Given instruction - Quote all lines below exactly. Images stay out.

Dataset excerpt -
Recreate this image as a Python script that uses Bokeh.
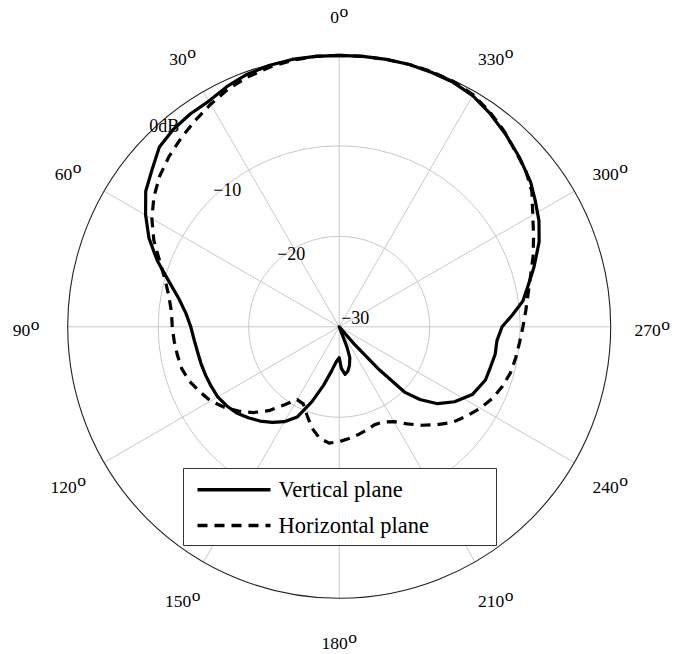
import numpy as np
from bokeh.plotting import figure
from bokeh.models import ColumnDataSource, Range1d
from bokeh.core.properties import value
from bokeh.embed import file_html
from bokeh.resources import INLINE

# ---------------- data ----------------
series_names = ["Vertical plane", "Horizontal plane"]

vertical_angle = [0, 5, 10, 15, 20, 25, 30, 35, 40, 45, 50, 55, 60, 65, 70, 75, 80, 85,
                  90, 95, 100, 105, 110, 115, 120, 125, 130, 135, 140, 145, 150, 155,
                  160, 165, 170, 175, 180, 183, 187, 191, 195, 199, 201, 203, 212, 219,
                  221, 223, 225, 228, 232, 237, 243, 250, 255, 260, 265, 270, 274, 278,
                  282, 287, 293, 298, 303, 307, 313, 319, 325, 330, 335, 340, 345, 350, 355]
vertical_db = [0.0, 0.0, 0.0, -0.1, -0.3, -0.7, -1.2, -1.3, -1.5, -1.9, -3.0, -3.9, -5.3,
               -6.8, -8.6, -10.5, -12.0, -13.0, -13.6, -13.9, -14.1, -14.2, -14.3, -14.4,
               -14.5, -14.8, -15.2, -15.8, -16.4, -17.1, -17.9, -19.0, -21.2, -23.3,
               -25.0, -26.1, -26.6, -25.4, -24.7, -25.0, -25.6, -26.4, -27.6, -30.0,
               -30.0, -30.0, -27.5, -23.5, -19.8, -18.0, -16.2, -14.8, -13.5, -12.8,
               -12.7, -12.5, -12.5, -12.0, -10.8, -9.5, -8.7, -7.5, -6.0, -5.0, -4.2,
               -3.5, -2.7, -1.9, -1.1, -0.5, -0.2, -0.1, 0.0, 0.0, 0.0]

horizontal_angle = [0, 5, 10, 15, 20, 25, 30, 35, 40, 45, 50, 55, 60, 65, 70, 75, 80, 85,
                    90, 95, 100, 105, 110, 115, 120, 125, 130, 135, 140, 145, 150, 155,
                    160, 165, 170, 175, 180, 185, 190, 195, 200, 205, 210, 215, 220, 225,
                    230, 235, 240, 245, 250, 255, 260, 265, 270, 275, 280, 285, 290, 295,
                    300, 305, 310, 315, 320, 325, 330, 335, 340, 345, 350, 355]
horizontal_db = [0.0, 0.0, -0.1, -0.3, -0.6, -1.0, -1.6, -2.2, -2.8, -3.4, -4.1, -5.0, -6.1,
                 -7.4, -8.9, -10.1, -10.9, -11.4, -11.55, -11.7, -11.85, -12.0, -12.4,
                 -13.0, -13.6, -14.5, -15.5, -16.6, -17.9, -19.5, -20.7, -20.6, -19.6,
                 -18.4, -17.5, -17.1, -17.3, -17.6, -17.9, -18.2, -18.5, -18.4, -17.9,
                 -16.9, -15.8, -14.7, -13.6, -12.8, -12.0, -11.3, -10.8, -10.4, -10.2,
                 -10.0, -9.7, -9.3, -8.8, -8.1, -7.2, -6.3, -5.3, -4.0, -3.1, -2.5, -1.7,
                 -1.0, -0.4, -0.1, 0.0, 0.0, 0.0, 0.0]

angle_ticks = [0, 30, 60, 90, 120, 150, 180, 210, 240, 270, 300, 330]
angle_tick_labels = ["0", "30", "60", "90", "120", "150", "180", "210", "240", "270", "300", "330"]
ring_db = [0, -10, -20, -30]
ring_labels = ["0dB", "\u221210", "\u221220", "\u221230"]
DB_MIN, DB_MAX = -30, 0

# ---------------- layout ----------------
W, H = 682, 654
CX_PAGE, CY_PAGE = 338.7, 326.3
R_OUTER_PX = 271.5
S = R_OUTER_PX / (DB_MAX - DB_MIN)      # px per dB
FONT = value("Liberation Serif")
GRID_COLOR = "#c8c8c8"


def polar_xy(theta_deg, db):
    t = np.radians(np.asarray(theta_deg, dtype=float))
    r = np.clip(np.asarray(db, dtype=float) - DB_MIN, 0, None)
    return -r * np.sin(t), r * np.cos(t)


def page_to_data(px, py):
    return (px - CX_PAGE) / S, (CY_PAGE - py) / S


p = figure(width=W, height=H, output_backend="svg", toolbar_location=None,
           x_range=Range1d(-CX_PAGE / S, (W - CX_PAGE) / S),
           y_range=Range1d((CY_PAGE - H) / S, CY_PAGE / S),
           x_axis_location=None, y_axis_location=None, min_border=0,
           background_fill_color="white", border_fill_color="white")
p.grid.visible = False
p.outline_line_color = None

R_MAX = DB_MAX - DB_MIN

# spokes
sx, sy = polar_xy(angle_ticks, [DB_MAX] * len(angle_ticks))
p.segment(x0=[0] * len(sx), y0=[0] * len(sy), x1=sx, y1=sy,
          line_color=GRID_COLOR, line_width=1)

# inner rings
inner = [d for d in ring_db if DB_MIN < d < DB_MAX]
p.circle(x=[0] * len(inner), y=[0] * len(inner), radius=[d - DB_MIN for d in inner],
         fill_color=None, line_color=GRID_COLOR, line_width=1)
# outer ring
p.circle(x=[0], y=[0], radius=[R_MAX], fill_color=None, line_color="#222222", line_width=1.1)

# curves
vx, vy = polar_xy(vertical_angle + [vertical_angle[0]], vertical_db + [vertical_db[0]])
hx, hy = polar_xy(horizontal_angle + [horizontal_angle[0]], horizontal_db + [horizontal_db[0]])
p.line(hx, hy, line_color="black", line_width=3.2, line_dash="10 7", line_join="round")
p.line(vx, vy, line_color="black", line_width=3.2, line_join="round")

# ring labels along the upper-left diagonal
rl_x, rl_y = polar_xy([45] * len(ring_db), ring_db)
p.text(x=rl_x + 2 / S, y=rl_y + 9 / S, text=ring_labels, text_font=FONT,
       text_font_size="18px", text_align="left", text_baseline="middle", text_color="black")

# angle labels
R_LAB_PX = 313.0
DIGIT_W = 8.75
lx, ly, num_off, o_off = [], [], [], []
for a, lab in zip(angle_ticks, angle_tick_labels):
    t = np.radians(a)
    lx.append(-R_LAB_PX * np.sin(t) / S)
    ly.append(R_LAB_PX * np.cos(t) / S)
    wn = DIGIT_W * len(lab)
    total = wn + 0.5 + DIGIT_W
    num_off.append(-total / 2)
    o_off.append(-total / 2 + wn + 0.5)
src_lab = ColumnDataSource(dict(x=lx, y=ly, text=angle_tick_labels, xo=num_off,
                                xo2=o_off, o=["o"] * len(lx)))
p.text(x="x", y="y", text="text", x_offset="xo", y_offset=4, source=src_lab,
       text_font=FONT, text_font_size="17.5px", text_align="left", text_baseline="middle",
       text_color="black")
p.text(x="x", y="y", text="o", x_offset="xo2", y_offset=-3.3, source=src_lab,
       text_font=FONT, text_font_size="17.5px", text_align="left", text_baseline="middle",
       text_color="black")

# legend (drawn by hand to match the boxed legend)
bl, bt = page_to_data(183, 468)
br, bb = page_to_data(496, 545)
p.quad(left=[bl], right=[br], top=[bt], bottom=[bb], fill_color="white",
       line_color="#333333", line_width=1)
gx0, gy1 = page_to_data(197, 489.3)
gx1, gy2 = page_to_data(270, 525.0)
p.line([gx0, gx1], [gy1, gy1], line_color="black", line_width=3.4)
p.line([gx0, gx1], [gy2, gy2], line_color="black", line_width=3.4, line_dash="10 7")
tx, _ = page_to_data(278, 0)
p.text(x=[tx, tx], y=[gy1, gy2], text=series_names, text_font=FONT,
       text_font_size="22.5px", text_align="left", text_baseline="middle", text_color="black")

open("out.html", "w").write(file_html(p, INLINE))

Result of the exercise -
Recreate this image as a Python script that uses Bokeh.
import numpy as np
from bokeh.plotting import figure
from bokeh.models import ColumnDataSource, Range1d
from bokeh.core.properties import value
from bokeh.embed import file_html
from bokeh.resources import INLINE

# ---------------- data ----------------
series_names = ["Vertical plane", "Horizontal plane"]

vertical_angle = [0, 5, 10, 15, 20, 25, 30, 35, 40, 45, 50, 55, 60, 65, 70, 75, 80, 85,
                  90, 95, 100, 105, 110, 115, 120, 125, 130, 135, 140, 145, 150, 155,
                  160, 165, 170, 175, 180, 183, 187, 191, 195, 199, 201, 203, 212, 219,
                  221, 223, 225, 228, 232, 237, 243, 250, 255, 260, 265, 270, 274, 278,
                  282, 287, 293, 298, 303, 307, 313, 319, 325, 330, 335, 340, 345, 350, 355]
vertical_db = [0.0, 0.0, 0.0, -0.1, -0.3, -0.7, -1.2, -1.3, -1.5, -1.9, -3.0, -3.9, -5.3,
               -6.8, -8.6, -10.5, -12.0, -13.0, -13.6, -13.9, -14.1, -14.2, -14.3, -14.4,
               -14.5, -14.8, -15.2, -15.8, -16.4, -17.1, -17.9, -19.0, -21.2, -23.3,
               -25.0, -26.1, -26.6, -25.4, -24.7, -25.0, -25.6, -26.4, -27.6, -30.0,
               -30.0, -30.0, -27.5, -23.5, -19.8, -18.0, -16.2, -14.8, -13.5, -12.8,
               -12.7, -12.5, -12.5, -12.0, -10.8, -9.5, -8.7, -7.5, -6.0, -5.0, -4.2,
               -3.5, -2.7, -1.9, -1.1, -0.5, -0.2, -0.1, 0.0, 0.0, 0.0]

horizontal_angle = [0, 5, 10, 15, 20, 25, 30, 35, 40, 45, 50, 55, 60, 65, 70, 75, 80, 85,
                    90, 95, 100, 105, 110, 115, 120, 125, 130, 135, 140, 145, 150, 155,
                    160, 165, 170, 175, 180, 185, 190, 195, 200, 205, 210, 215, 220, 225,
                    230, 235, 240, 245, 250, 255, 260, 265, 270, 275, 280, 285, 290, 295,
                    300, 305, 310, 315, 320, 325, 330, 335, 340, 345, 350, 355]
horizontal_db = [0.0, 0.0, -0.1, -0.3, -0.6, -1.0, -1.6, -2.2, -2.8, -3.4, -4.1, -5.0, -6.1,
                 -7.4, -8.9, -10.1, -10.9, -11.4, -11.55, -11.7, -11.85, -12.0, -12.4,
                 -13.0, -13.6, -14.5, -15.5, -16.6, -17.9, -19.5, -20.7, -20.6, -19.6,
                 -18.4, -17.5, -17.1, -17.3, -17.6, -17.9, -18.2, -18.5, -18.4, -17.9,
                 -16.9, -15.8, -14.7, -13.6, -12.8, -12.0, -11.3, -10.8, -10.4, -10.2,
                 -10.0, -9.7, -9.3, -8.8, -8.1, -7.2, -6.3, -5.3, -4.0, -3.1, -2.5, -1.7,
                 -1.0, -0.4, -0.1, 0.0, 0.0, 0.0, 0.0]

angle_ticks = [0, 30, 60, 90, 120, 150, 180, 210, 240, 270, 300, 330]
angle_tick_labels = ["0", "30", "60", "90", "120", "150", "180", "210", "240", "270", "300", "330"]
ring_db = [0, -10, -20, -30]
ring_labels = ["0dB", "\u221210", "\u221220", "\u221230"]
DB_MIN, DB_MAX = -30, 0

# ---------------- layout ----------------
W, H = 682, 654
CX_PAGE, CY_PAGE = 338.7, 326.3
R_OUTER_PX = 271.5
S = R_OUTER_PX / (DB_MAX - DB_MIN)      # px per dB
FONT = value("Liberation Serif")
GRID_COLOR = "#c8c8c8"


def polar_xy(theta_deg, db):
    t = np.radians(np.asarray(theta_deg, dtype=float))
    r = np.clip(np.asarray(db, dtype=float) - DB_MIN, 0, None)
    return -r * np.sin(t), r * np.cos(t)


def page_to_data(px, py):
    return (px - CX_PAGE) / S, (CY_PAGE - py) / S


p = figure(width=W, height=H, output_backend="svg", toolbar_location=None,
           x_range=Range1d(-CX_PAGE / S, (W - CX_PAGE) / S),
           y_range=Range1d((CY_PAGE - H) / S, CY_PAGE / S),
           x_axis_location=None, y_axis_location=None, min_border=0,
           background_fill_color="white", border_fill_color="white")
p.grid.visible = False
p.outline_line_color = None

R_MAX = DB_MAX - DB_MIN

# spokes
sx, sy = polar_xy(angle_ticks, [DB_MAX] * len(angle_ticks))
p.segment(x0=[0] * len(sx), y0=[0] * len(sy), x1=sx, y1=sy,
          line_color=GRID_COLOR, line_width=1)

# inner rings
inner = [d for d in ring_db if DB_MIN < d < DB_MAX]
p.circle(x=[0] * len(inner), y=[0] * len(inner), radius=[d - DB_MIN for d in inner],
         fill_color=None, line_color=GRID_COLOR, line_width=1)
# outer ring
p.circle(x=[0], y=[0], radius=[R_MAX], fill_color=None, line_color="#222222", line_width=1.1)

# curves
vx, vy = polar_xy(vertical_angle + [vertical_angle[0]], vertical_db + [vertical_db[0]])
hx, hy = polar_xy(horizontal_angle + [horizontal_angle[0]], horizontal_db + [horizontal_db[0]])
p.line(hx, hy, line_color="black", line_width=3.2, line_dash="10 7", line_join="round")
p.line(vx, vy, line_color="black", line_width=3.2, line_join="round")

# ring labels along the upper-left diagonal
rl_x, rl_y = polar_xy([45] * len(ring_db), ring_db)
p.text(x=rl_x + 2 / S, y=rl_y + 9 / S, text=ring_labels, text_font=FONT,
       text_font_size="18px", text_align="left", text_baseline="middle", text_color="black")

# angle labels
R_LAB_PX = 313.0
DIGIT_W = 8.75
lx, ly, num_off, o_off = [], [], [], []
for a, lab in zip(angle_ticks, angle_tick_labels):
    t = np.radians(a)
    lx.append(-R_LAB_PX * np.sin(t) / S)
    ly.append(R_LAB_PX * np.cos(t) / S)
    wn = DIGIT_W * len(lab)
    total = wn + 0.5 + DIGIT_W
    num_off.append(-total / 2)
    o_off.append(-total / 2 + wn + 0.5)
src_lab = ColumnDataSource(dict(x=lx, y=ly, text=angle_tick_labels, xo=num_off,
                                xo2=o_off, o=["o"] * len(lx)))
p.text(x="x", y="y", text="text", x_offset="xo", y_offset=4, source=src_lab,
       text_font=FONT, text_font_size="17.5px", text_align="left", text_baseline="middle",
       text_color="black")
p.text(x="x", y="y", text="o", x_offset="xo2", y_offset=-3.3, source=src_lab,
       text_font=FONT, text_font_size="17.5px", text_align="left", text_baseline="middle",
       text_color="black")

# legend (drawn by hand to match the boxed legend)
bl, bt = page_to_data(183, 468)
br, bb = page_to_data(496, 545)
p.quad(left=[bl], right=[br], top=[bt], bottom=[bb], fill_color="white",
       line_color="#333333", line_width=1)
gx0, gy1 = page_to_data(197, 489.3)
gx1, gy2 = page_to_data(270, 525.0)
p.line([gx0, gx1], [gy1, gy1], line_color="black", line_width=3.4)
p.line([gx0, gx1], [gy2, gy2], line_color="black", line_width=3.4, line_dash="10 7")
tx, _ = page_to_data(278, 0)
p.text(x=[tx, tx], y=[gy1, gy2], text=series_names, text_font=FONT,
       text_font_size="22.5px", text_align="left", text_baseline="middle", text_color="black")

open("out.html", "w").write(file_html(p, INLINE))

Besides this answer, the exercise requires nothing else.